The 100 Trillion Won Gambit: SK Hynix’s US ADR and the Structural Repricing of AI Infrastructure
- Apr 24
- 2 min read

Escaping the Geographic Discount
In the spring of 2026, SK Hynix’s confidential submission of a Form F-1 for a Level 3 American Depositary Receipt (ADR) listing on the New York Stock Exchange represents far more than a routine diversification of funding channels. It is a calculated structural exit from the chronic geopolitical and currency-related discounting that has historically constrained South Korean equities. For decades, South Korean semiconductor giants have built insurmountable technological moats, only to be persistently undervalued due to the systemic limitations of a won-denominated market.
The starkest illustration of this "Korea Discount" lies in the valuation arbitrage: despite holding a monopolistic grip on the High Bandwidth Memory (HBM) supply chain crucial for the global AI supercycle, SK Hynix trades at a price-to-earnings (PER) ratio of approximately 5.7x—less than half the 12.1x multiple afforded to its US-based competitor, Micron.

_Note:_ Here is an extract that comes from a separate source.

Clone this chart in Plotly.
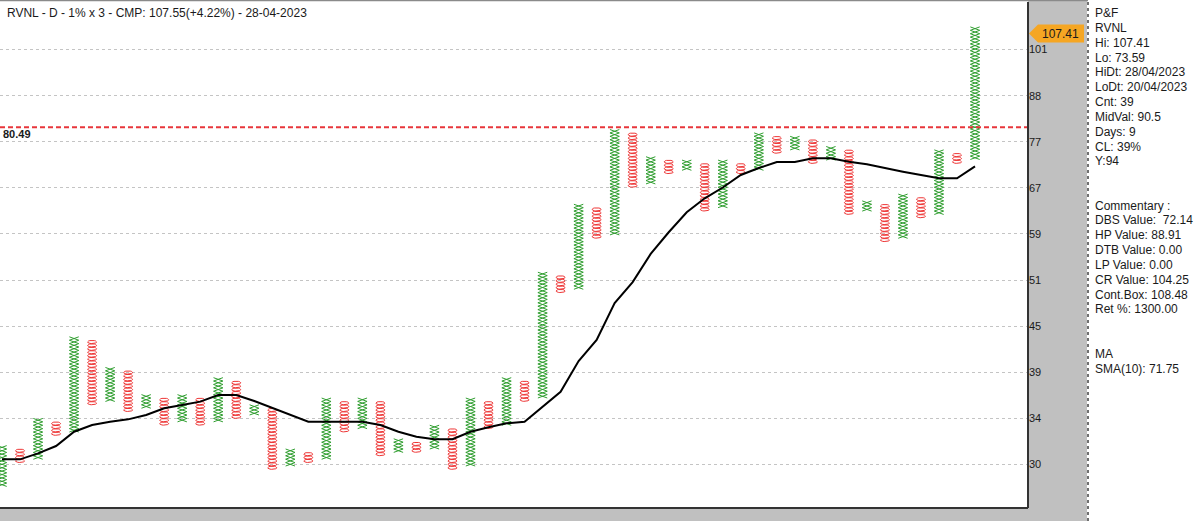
import numpy as np
import plotly.graph_objects as go

# ---------------- data ----------------
title_text = "RVNL - D - 1% x 3 - CMP: 107.55(+4.22%) - 28-04-2023"
box_pct = 0.01

col_types = ["X", "O", "X", "O", "X", "O", "X", "O", "X", "O",
             "X", "O", "X", "O", "X", "O", "X", "O", "X", "O",
             "X", "O", "X", "O", "X", "O", "X", "O", "X", "O",
             "X", "O", "X", "O", "X", "O", "X", "O", "X", "O",
             "X", "O", "X", "O", "X", "O", "X", "O", "X", "O",
             "X", "O", "X", "O", "X"]
col_low = [28.26, 30.30, 30.60, 32.81, 33.14, 35.88, 36.24, 35.18, 35.53, 33.80,
           34.14, 33.80, 34.14, 34.48, 34.83, 29.70, 30.00, 30.30, 30.60, 33.14,
           33.47, 30.91, 31.22, 31.22, 31.53, 29.70, 30.00, 33.47, 33.80, 36.24,
           36.61, 49.83, 50.33, 58.43, 59.01, 67.84, 68.51, 70.59, 71.30, 63.27,
           63.91, 70.59, 71.30, 74.93, 75.68, 72.73, 73.46, 62.65, 63.27, 57.85,
           58.43, 62.03, 62.65, 72.73, 73.59]
col_high = [31.53, 31.22, 34.14, 33.80, 43.36, 42.93, 39.64, 39.25, 36.61, 36.24,
            36.61, 36.24, 38.47, 38.09, 35.53, 35.18, 31.22, 30.91, 36.24, 35.88,
            36.24, 35.88, 32.17, 31.85, 33.47, 33.14, 36.24, 35.88, 38.47, 38.09,
            52.37, 51.86, 63.91, 63.27, 79.54, 78.76, 73.46, 72.73, 72.73, 72.01,
            72.73, 72.01, 78.76, 77.98, 77.98, 77.21, 75.68, 74.93, 64.55, 63.91,
            65.85, 65.19, 74.93, 74.19, 107.41]
ma_values = [30.44, 30.44, 30.98, 31.65, 33.00, 33.66, 33.98, 34.22, 34.66, 35.34,
             35.69, 36.04, 36.75, 36.75, 36.11, 35.38, 34.66, 33.98, 33.98, 33.98,
             33.98, 33.66, 33.00, 32.52, 32.28, 32.28, 33.00, 33.43, 33.83, 33.98,
             35.51, 37.10, 40.59, 43.17, 48.10, 51.15, 55.54, 59.17, 62.73, 65.36,
             67.46, 69.97, 71.42, 72.69, 72.69, 73.48, 73.48, 72.75, 72.20, 71.36,
             70.65, 69.97, 69.30, 69.30, 71.75]
tick_labels = [30, 34, 39, 45, 51, 59, 67, 77, 88, 101]
ref_level = 80.49
last_price = 107.41

panel_lines = ["P&F", "RVNL", "Hi: 107.41", "Lo: 73.59", "HiDt: 28/04/2023",
               "LoDt: 20/04/2023", "Cnt: 39", "MidVal: 90.5", "Days: 9", "CL: 39%",
               "Y:94", "", "", "Commentary :", "DBS Value:\u00a0 72.14",
               "HP Value: 88.91", "DTB Value: 0.00", "LP Value: 0.00",
               "CR Value: 104.25", "Cont.Box: 108.48", "Ret %: 1300.00", "", "",
               "MA", "SMA(10): 71.75"]

# ---------------- geometry / style ----------------
W, H = 1200, 521
PL, PR, PT, PB = 0, 1028, 2, 508          # plot area in pixels
GREEN = "#2f9e2f"
RED = "#ee3535"
FONT = "Liberation Sans, Arial, sans-serif"
x_range = [-0.111, 56.94]
y_range = [np.log10(26.398), np.log10(116.11)]
hw_x = 0.26   # half width of X (column units)
hw_o = 0.25   # half width of O
step = 1 + box_pct

xs_x, ys_x, xs_o, ys_o = [], [], [], []
t = np.linspace(0, 2 * np.pi, 19)
for i, (typ, lo, hi) in enumerate(zip(col_types, col_low, col_high)):
    n = int(round(np.log(hi / lo) / np.log(step))) + 1
    if typ == "X":
        edges = lo * step ** (np.arange(n + 1) - 0.5)
        for start in (-1, 1):
            for j, e in enumerate(edges):
                xs_x.append(i + start * hw_x * (1 if j % 2 == 0 else -1))
                ys_x.append(e)
            xs_x.append(None)
            ys_x.append(None)
    else:
        for j in range(n):
            v = lo * step ** j
            xs_o.extend(list(i + hw_o * np.cos(t)) + [None])
            ys_o.extend(list(v * step ** (0.47 * np.sin(t))) + [None])

fig = go.Figure()
fig.add_trace(go.Scatter(x=xs_x, y=ys_x, mode="lines",
                         line=dict(color=GREEN, width=1), hoverinfo="skip"))
fig.add_trace(go.Scatter(x=xs_o, y=ys_o, mode="lines",
                         line=dict(color=RED, width=1), hoverinfo="skip"))
fig.add_trace(go.Scatter(x=list(range(len(ma_values))), y=ma_values, mode="lines",
                         line=dict(color="black", width=2), hoverinfo="skip"))
fig.add_trace(go.Scatter(x=x_range, y=[ref_level, ref_level], mode="lines",
                         line=dict(color="#e8363b", width=2, dash="5px,3px"),
                         hoverinfo="skip"))

# tick positions: labels are evenly spaced on the log scale
tickvals = list(tick_labels[0] * (tick_labels[-1] / tick_labels[0]) ** (np.arange(len(tick_labels)) / (len(tick_labels) - 1)))

pw = PR - PL
ph = PB - PT


def px_x(p):
    return (p - PL) / pw


def px_y(p):
    return (PB - p) / ph


shapes = [
    # grey axis band
    dict(type="rect", xref="paper", yref="paper", x0=1, x1=px_x(1087), y0=px_y(H + 5),
         y1=px_y(-5), fillcolor="#c0c0c0", line=dict(width=0), layer="below"),
    # grey bottom band
    dict(type="rect", xref="paper", yref="paper", x0=px_x(-5), x1=px_x(1087), y0=px_y(H + 5),
         y1=0, fillcolor="#c0c0c0", line=dict(width=0), layer="below"),
    # dotted separator
    dict(type="line", xref="paper", yref="paper", x0=px_x(1088), x1=px_x(1088), y0=px_y(H),
         y1=px_y(0), line=dict(color="#707070", width=2, dash="dot")),
    # plot frame
    dict(type="line", xref="paper", yref="paper", x0=1, x1=1, y0=0, y1=1,
         line=dict(color="#333333", width=2)),
    dict(type="line", xref="paper", yref="paper", x0=px_x(-2), x1=1, y0=0, y1=0,
         line=dict(color="#333333", width=2)),
    dict(type="line", xref="paper", yref="paper", x0=px_x(-2), x1=px_x(1088), y0=px_y(0.5),
         y1=px_y(0.5), line=dict(color="#8a8a8a", width=1.5)),
]

# price flag
ly = (np.log10(last_price) - y_range[0]) / (y_range[1] - y_range[0]) - 5.0 / ph
hh = 9.0 / ph
x_tip, x_l, x_r = px_x(1029), px_x(1038), px_x(1084)
shapes.append(dict(type="path", xref="paper", yref="paper",
                   path=f"M {x_tip} {ly} L {x_l} {ly + hh} L {x_r} {ly + hh} L {x_r} {ly - hh} L {x_l} {ly - hh} Z",
                   fillcolor="#f5a623", line=dict(width=0)))

annotations = [
    dict(text=title_text, xref="paper", yref="paper", x=px_x(5), y=px_y(13),
         xanchor="left", yanchor="middle", showarrow=False,
         font=dict(family=FONT, size=12, color="#1a1a1a")),
    dict(text=f"{last_price:.2f}", xref="paper", yref="paper", x=(x_l + x_r) / 2, y=ly,
         xanchor="center", yanchor="middle", showarrow=False,
         font=dict(family=FONT, size=12, color="#1a1a1a")),
    dict(text=f"<b>{ref_level:.2f}</b>", xref="paper", yref="y", x=px_x(1),
         y=np.log10(ref_level), yshift=-7, xanchor="left", yanchor="middle", showarrow=False,
         font=dict(family=FONT, size=11, color="#1a1a1a")),
]
for k, line in enumerate(panel_lines):
    if not line:
        continue
    annotations.append(dict(text=line, xref="paper", yref="paper", x=px_x(1093),
                            y=px_y(13.3 + 14.8 * k), xanchor="left", yanchor="middle",
                            showarrow=False,
                            font=dict(family=FONT, size=12, color="#1a1a1a")))

fig.update_layout(
    width=W, height=H,
    margin=dict(l=PL, r=W - PR, t=PT, b=H - PB, pad=0),
    paper_bgcolor="white", plot_bgcolor="white",
    showlegend=False,
    shapes=shapes,
    annotations=annotations,
    xaxis=dict(range=x_range, visible=False, showgrid=False, zeroline=False, fixedrange=True),
    yaxis=dict(type="log", range=y_range, side="right", tickvals=tickvals,
               ticktext=[str(v) for v in tick_labels], showgrid=True,
               gridcolor="#c4c4c4", griddash="3px,3px", gridwidth=1,
               ticks="", zeroline=False, showline=False,
               tickfont=dict(family=FONT, size=11, color="#1a1a1a"), fixedrange=True),
)

fig.write_html("out.html")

The forthcoming ADR listing, targeted for June or July, is a strategic maneuver to plug directly into Wall Street’s dollar-based liquidity pool, forcing a fundamental repricing of the asset based on its intrinsic global infrastructure value rather than its geographic domicile.
The Weaponization of Capital
The true scale of this maneuver is encapsulated in the leadership’s declared objective: securing over 100 trillion KRW in net cash. By issuing new shares to directly raise an estimated 10 to 15 trillion KRW in the US market, SK Hynix is effectively weaponizing its capital structure. In the current era of "Sovereign AI," where advanced computational infrastructure dictates national and corporate hegemony, capital is both a shield and a spear.
The funds raised will transcend traditional capital expenditures (CapEx). They are earmarked to cement a permanent economic moat. With an influx of US dollar liquidity, SK Hynix will possess the firepower to aggressively pursue global M&A, monopolize next-generation packaging technologies, and lock in exclusive IP rights. This is a transition from being a tier-one component vendor to establishing itself as an irreplaceable pillar of global AI sovereignty.
Redefining the Semiconductor Paradigm
Ultimately, this listing signals the end of the traditional semiconductor cycle paradigm. AI infrastructure is no longer subject to the standard boom-and-bust consumer electronics cycles; it has become a secular, structural necessity. By seeking a Level 3 ADR, SK Hynix is aligning its capital structure with its operational reality, ensuring that its valuation reflects its status not merely as a Korean tech stock, but as the foundational bedrock of the global artificial intelligence economy.